Silence on the other end of the line.
“Either the call dropped or you’re ignoring me.”
“No no, I’m here.”
So why the lack of response? That’s the question I was left asking myself after a phone conversation this morning. Why the lack of response?
As an educator, I am constantly looking for ways to demonstrate to my students that someone is listening to them. When they speak, I respond. When they tell me something they’ve done or something they’re excited about, I ask questions about it, wish them luck, or tell them I hope they have a great time. If they tell me that something is wrong, I ask what I can do to help. I remind them that they can always come chat if they need to. I leave sticky notes on their desks asking if they’re okay today.
A huge element of teaching is about developing relationships. If my students know that I care about them, they are more likely to learn in my classroom. We can have challenging conversations when they feel that their voices are being heard, their opinions matter, and their ideas will be taken seriously.
When classroom cultures develop around these attitudes and behaviors, real dialogue takes place. Real learning happens.
Last week, my grade ten students wanted to continue a Socratic Seminar that I thought we’d completed. They clearly had more to say, so we went with it. They started off by asking questions about the relationship between religion and violence; over an hour later, we were deep in a discussion about renewable energy.
My students’ questions drove the conversation. As vocal students willingly expressed uncertainty, they encouraged quieter peers to speak up and provide their thoughts and questions. Some students explained that they’d changed their minds over the course of our discussion, while others remained convinced of their own ideas. Some wavered back and forth and laughed at their own equivocating. Others admitted to feeling a general sense of uncertainty and apprehension that hadn’t occurred to them before our discussion.
It didn’t really matter.
The point was that they’d talked. They’d heard each other. They were willing to be open and vulnerable, question their classmates, express their ideas, and respond to challenges from their peers. They didn’t just talk; they listened. Through listening, they learned. They operated in the safe space that we’ve created this year, and they learned as a result.
Cultivating dialogue is vital with students, and equally so among adults.
But why is it so difficult?
One factor that I think makes dialogue challenging is being present. We spend a lot of time with our attention torn between one thing or another – email, social media, back-to-back meetings and deadlines, a pervasive need to “be there” with multiple people at once. We live in a society in which “busy” often denotes “good”. We feel the need to justify spending time alone or with just one other person.
I would like to advocate that we take a deep breath and a step backwards. The students in front of me are enough and they deserve my complete attention. The friend who joins me for coffee is enough and deserves my complete attention. The person on the other end of the line is enough and deserves my complete attention.
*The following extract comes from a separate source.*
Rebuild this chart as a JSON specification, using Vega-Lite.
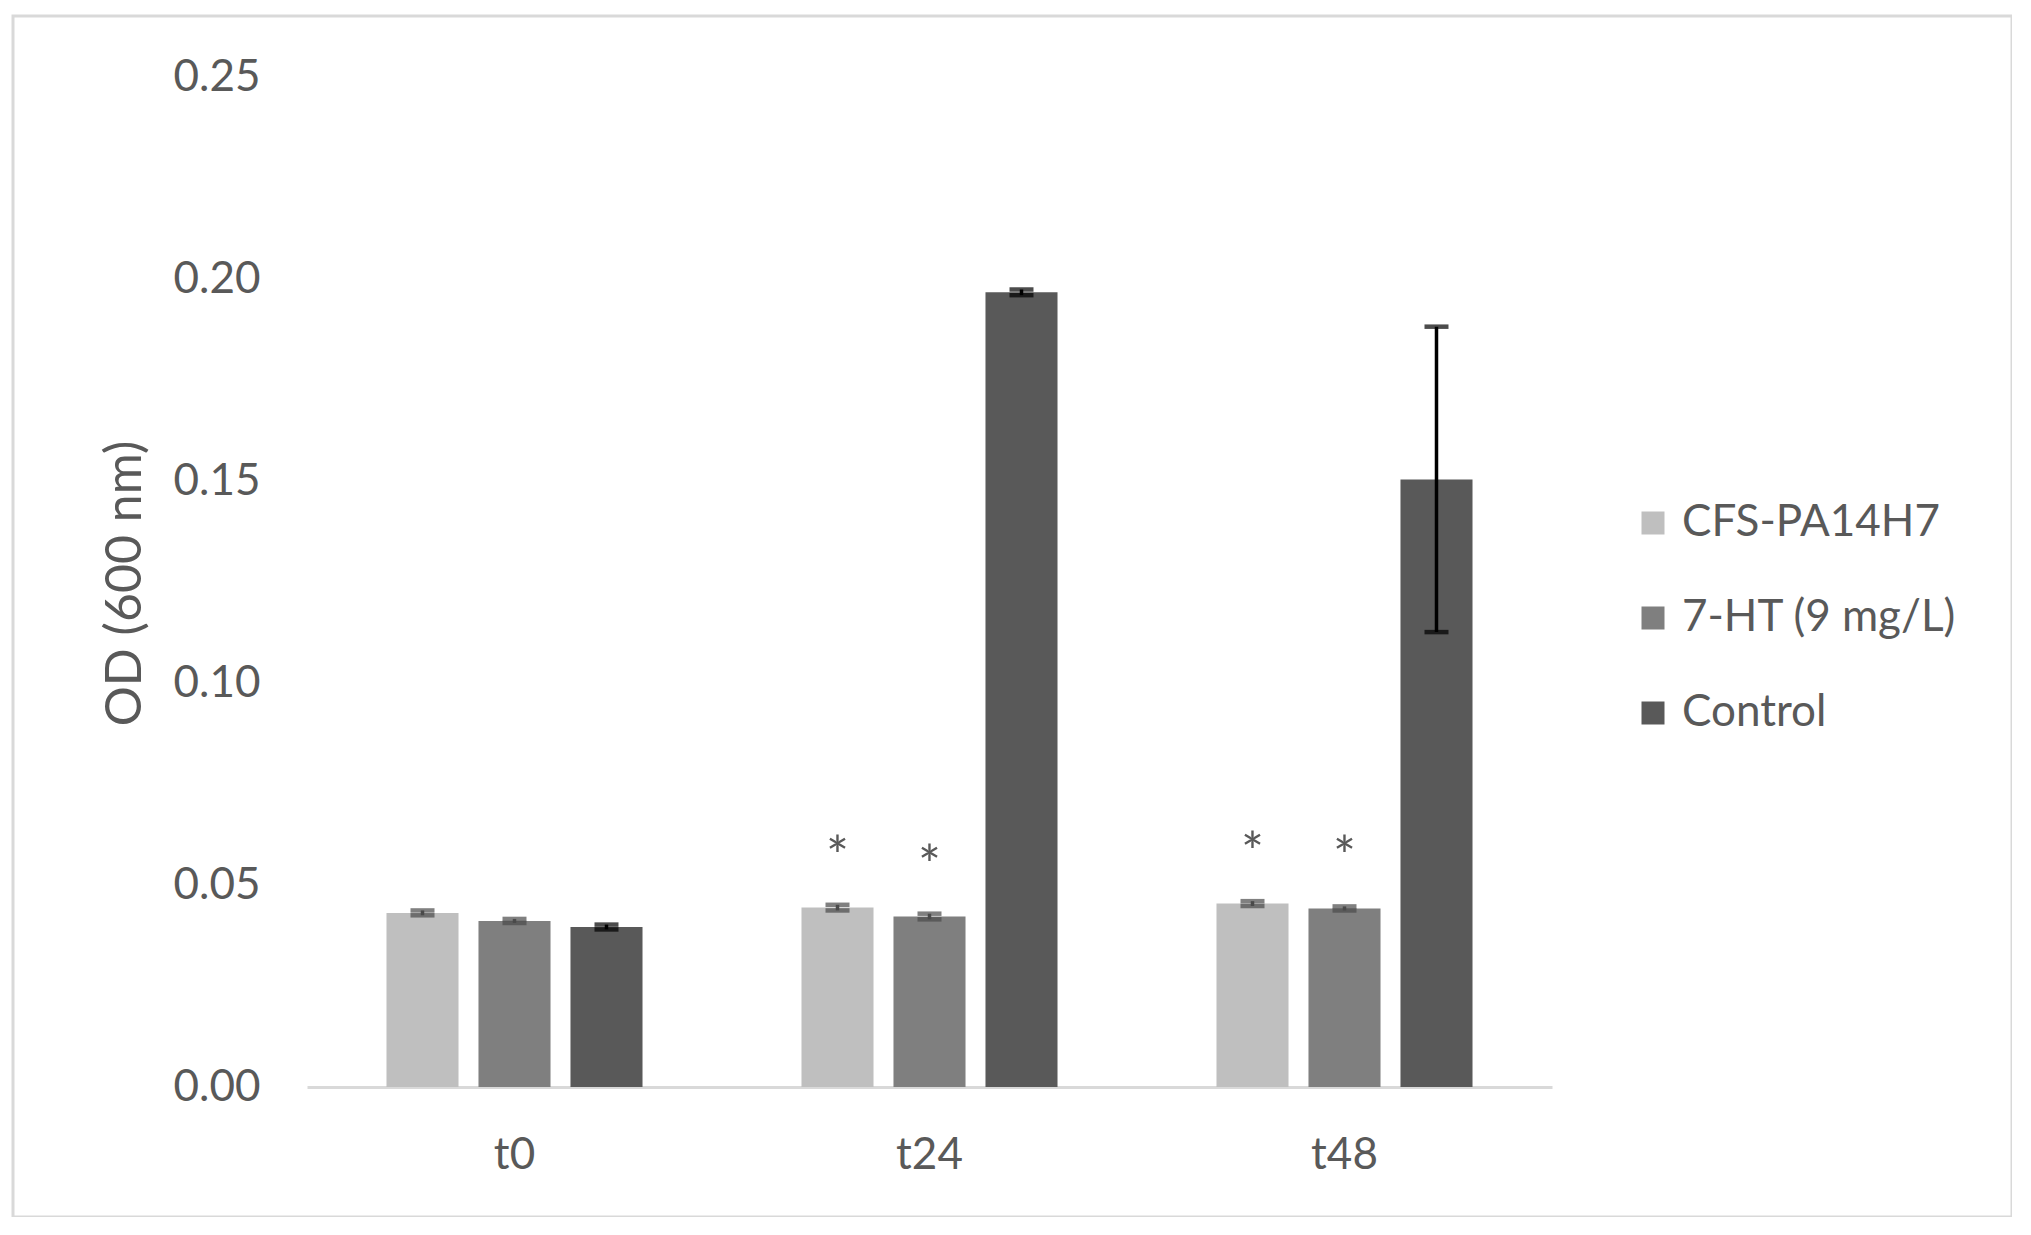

When I give you my complete attention and respond to you and what you’ve said, dialogue will take place. If I am only half-listening, if I am only partially there with you, dialogue is simply not possible.
In addition to practicing compassion, I am also working on being present. I want to listen to you. I want to hear you. I want to see you. This way, we can engage in dialogue, affect change, and make the world a better and more peaceful place.